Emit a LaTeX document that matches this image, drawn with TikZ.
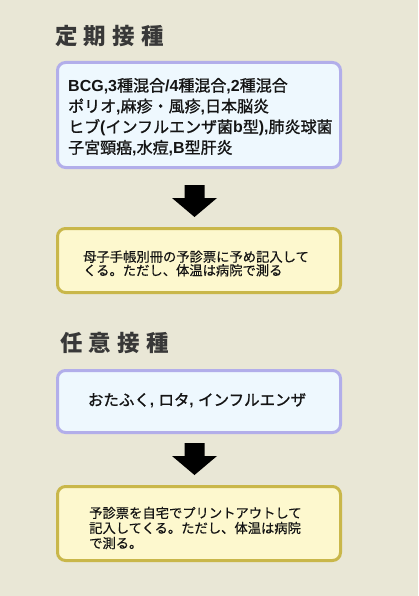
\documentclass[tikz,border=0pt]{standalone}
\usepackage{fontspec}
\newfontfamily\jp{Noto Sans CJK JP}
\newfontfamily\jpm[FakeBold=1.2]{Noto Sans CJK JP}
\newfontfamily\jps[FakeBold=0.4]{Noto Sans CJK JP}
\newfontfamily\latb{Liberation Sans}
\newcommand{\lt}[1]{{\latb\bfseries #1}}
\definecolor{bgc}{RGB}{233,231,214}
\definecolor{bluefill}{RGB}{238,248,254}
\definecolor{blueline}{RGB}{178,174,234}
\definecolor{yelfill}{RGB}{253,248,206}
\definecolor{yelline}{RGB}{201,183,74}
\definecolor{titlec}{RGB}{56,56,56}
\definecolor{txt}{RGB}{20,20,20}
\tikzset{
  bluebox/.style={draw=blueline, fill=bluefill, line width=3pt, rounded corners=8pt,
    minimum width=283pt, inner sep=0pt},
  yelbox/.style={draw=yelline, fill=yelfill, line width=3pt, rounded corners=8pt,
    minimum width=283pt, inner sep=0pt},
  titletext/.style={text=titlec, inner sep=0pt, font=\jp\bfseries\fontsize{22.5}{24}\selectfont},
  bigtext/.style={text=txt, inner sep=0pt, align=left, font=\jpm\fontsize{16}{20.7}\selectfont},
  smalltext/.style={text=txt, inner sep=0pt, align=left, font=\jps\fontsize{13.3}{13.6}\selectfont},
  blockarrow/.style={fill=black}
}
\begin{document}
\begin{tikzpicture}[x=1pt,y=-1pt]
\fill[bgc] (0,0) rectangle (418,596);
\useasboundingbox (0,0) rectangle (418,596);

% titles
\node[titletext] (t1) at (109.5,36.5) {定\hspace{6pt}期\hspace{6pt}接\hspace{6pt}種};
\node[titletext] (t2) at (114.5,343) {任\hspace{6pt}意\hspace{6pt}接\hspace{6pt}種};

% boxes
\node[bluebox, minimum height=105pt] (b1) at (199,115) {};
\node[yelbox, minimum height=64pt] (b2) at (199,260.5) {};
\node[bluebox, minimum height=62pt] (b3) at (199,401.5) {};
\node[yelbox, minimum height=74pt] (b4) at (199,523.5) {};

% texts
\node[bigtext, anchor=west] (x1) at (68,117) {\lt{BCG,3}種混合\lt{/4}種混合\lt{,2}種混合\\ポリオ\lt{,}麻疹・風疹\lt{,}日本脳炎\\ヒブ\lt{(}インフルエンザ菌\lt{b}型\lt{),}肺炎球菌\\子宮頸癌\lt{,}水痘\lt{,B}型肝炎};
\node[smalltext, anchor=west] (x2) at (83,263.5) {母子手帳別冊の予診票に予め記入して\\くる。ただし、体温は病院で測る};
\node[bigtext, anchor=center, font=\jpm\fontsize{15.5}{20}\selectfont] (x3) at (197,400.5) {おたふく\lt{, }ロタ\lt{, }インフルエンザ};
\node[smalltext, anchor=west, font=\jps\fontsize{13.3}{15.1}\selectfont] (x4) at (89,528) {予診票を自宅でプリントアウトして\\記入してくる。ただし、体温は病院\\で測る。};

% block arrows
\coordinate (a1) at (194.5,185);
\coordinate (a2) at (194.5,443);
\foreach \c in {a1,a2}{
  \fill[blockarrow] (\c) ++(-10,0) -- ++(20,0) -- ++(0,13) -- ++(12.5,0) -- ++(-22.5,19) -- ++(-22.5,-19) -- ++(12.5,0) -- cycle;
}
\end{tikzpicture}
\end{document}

### Written exercise
All of the material above needs to be restated exactly, with no pictures.

### Response to the exercise
Emit a LaTeX document that matches this image, drawn with TikZ.
\documentclass[tikz,border=0pt]{standalone}
\usepackage{fontspec}
\newfontfamily\jp{Noto Sans CJK JP}
\newfontfamily\jpm[FakeBold=1.2]{Noto Sans CJK JP}
\newfontfamily\jps[FakeBold=0.4]{Noto Sans CJK JP}
\newfontfamily\latb{Liberation Sans}
\newcommand{\lt}[1]{{\latb\bfseries #1}}
\definecolor{bgc}{RGB}{233,231,214}
\definecolor{bluefill}{RGB}{238,248,254}
\definecolor{blueline}{RGB}{178,174,234}
\definecolor{yelfill}{RGB}{253,248,206}
\definecolor{yelline}{RGB}{201,183,74}
\definecolor{titlec}{RGB}{56,56,56}
\definecolor{txt}{RGB}{20,20,20}
\tikzset{
  bluebox/.style={draw=blueline, fill=bluefill, line width=3pt, rounded corners=8pt,
    minimum width=283pt, inner sep=0pt},
  yelbox/.style={draw=yelline, fill=yelfill, line width=3pt, rounded corners=8pt,
    minimum width=283pt, inner sep=0pt},
  titletext/.style={text=titlec, inner sep=0pt, font=\jp\bfseries\fontsize{22.5}{24}\selectfont},
  bigtext/.style={text=txt, inner sep=0pt, align=left, font=\jpm\fontsize{16}{20.7}\selectfont},
  smalltext/.style={text=txt, inner sep=0pt, align=left, font=\jps\fontsize{13.3}{13.6}\selectfont},
  blockarrow/.style={fill=black}
}
\begin{document}
\begin{tikzpicture}[x=1pt,y=-1pt]
\fill[bgc] (0,0) rectangle (418,596);
\useasboundingbox (0,0) rectangle (418,596);

% titles
\node[titletext] (t1) at (109.5,36.5) {定\hspace{6pt}期\hspace{6pt}接\hspace{6pt}種};
\node[titletext] (t2) at (114.5,343) {任\hspace{6pt}意\hspace{6pt}接\hspace{6pt}種};

% boxes
\node[bluebox, minimum height=105pt] (b1) at (199,115) {};
\node[yelbox, minimum height=64pt] (b2) at (199,260.5) {};
\node[bluebox, minimum height=62pt] (b3) at (199,401.5) {};
\node[yelbox, minimum height=74pt] (b4) at (199,523.5) {};

% texts
\node[bigtext, anchor=west] (x1) at (68,117) {\lt{BCG,3}種混合\lt{/4}種混合\lt{,2}種混合\\ポリオ\lt{,}麻疹・風疹\lt{,}日本脳炎\\ヒブ\lt{(}インフルエンザ菌\lt{b}型\lt{),}肺炎球菌\\子宮頸癌\lt{,}水痘\lt{,B}型肝炎};
\node[smalltext, anchor=west] (x2) at (83,263.5) {母子手帳別冊の予診票に予め記入して\\くる。ただし、体温は病院で測る};
\node[bigtext, anchor=center, font=\jpm\fontsize{15.5}{20}\selectfont] (x3) at (197,400.5) {おたふく\lt{, }ロタ\lt{, }インフルエンザ};
\node[smalltext, anchor=west, font=\jps\fontsize{13.3}{15.1}\selectfont] (x4) at (89,528) {予診票を自宅でプリントアウトして\\記入してくる。ただし、体温は病院\\で測る。};

% block arrows
\coordinate (a1) at (194.5,185);
\coordinate (a2) at (194.5,443);
\foreach \c in {a1,a2}{
  \fill[blockarrow] (\c) ++(-10,0) -- ++(20,0) -- ++(0,13) -- ++(12.5,0) -- ++(-22.5,19) -- ++(-22.5,-19) -- ++(12.5,0) -- cycle;
}
\end{tikzpicture}
\end{document}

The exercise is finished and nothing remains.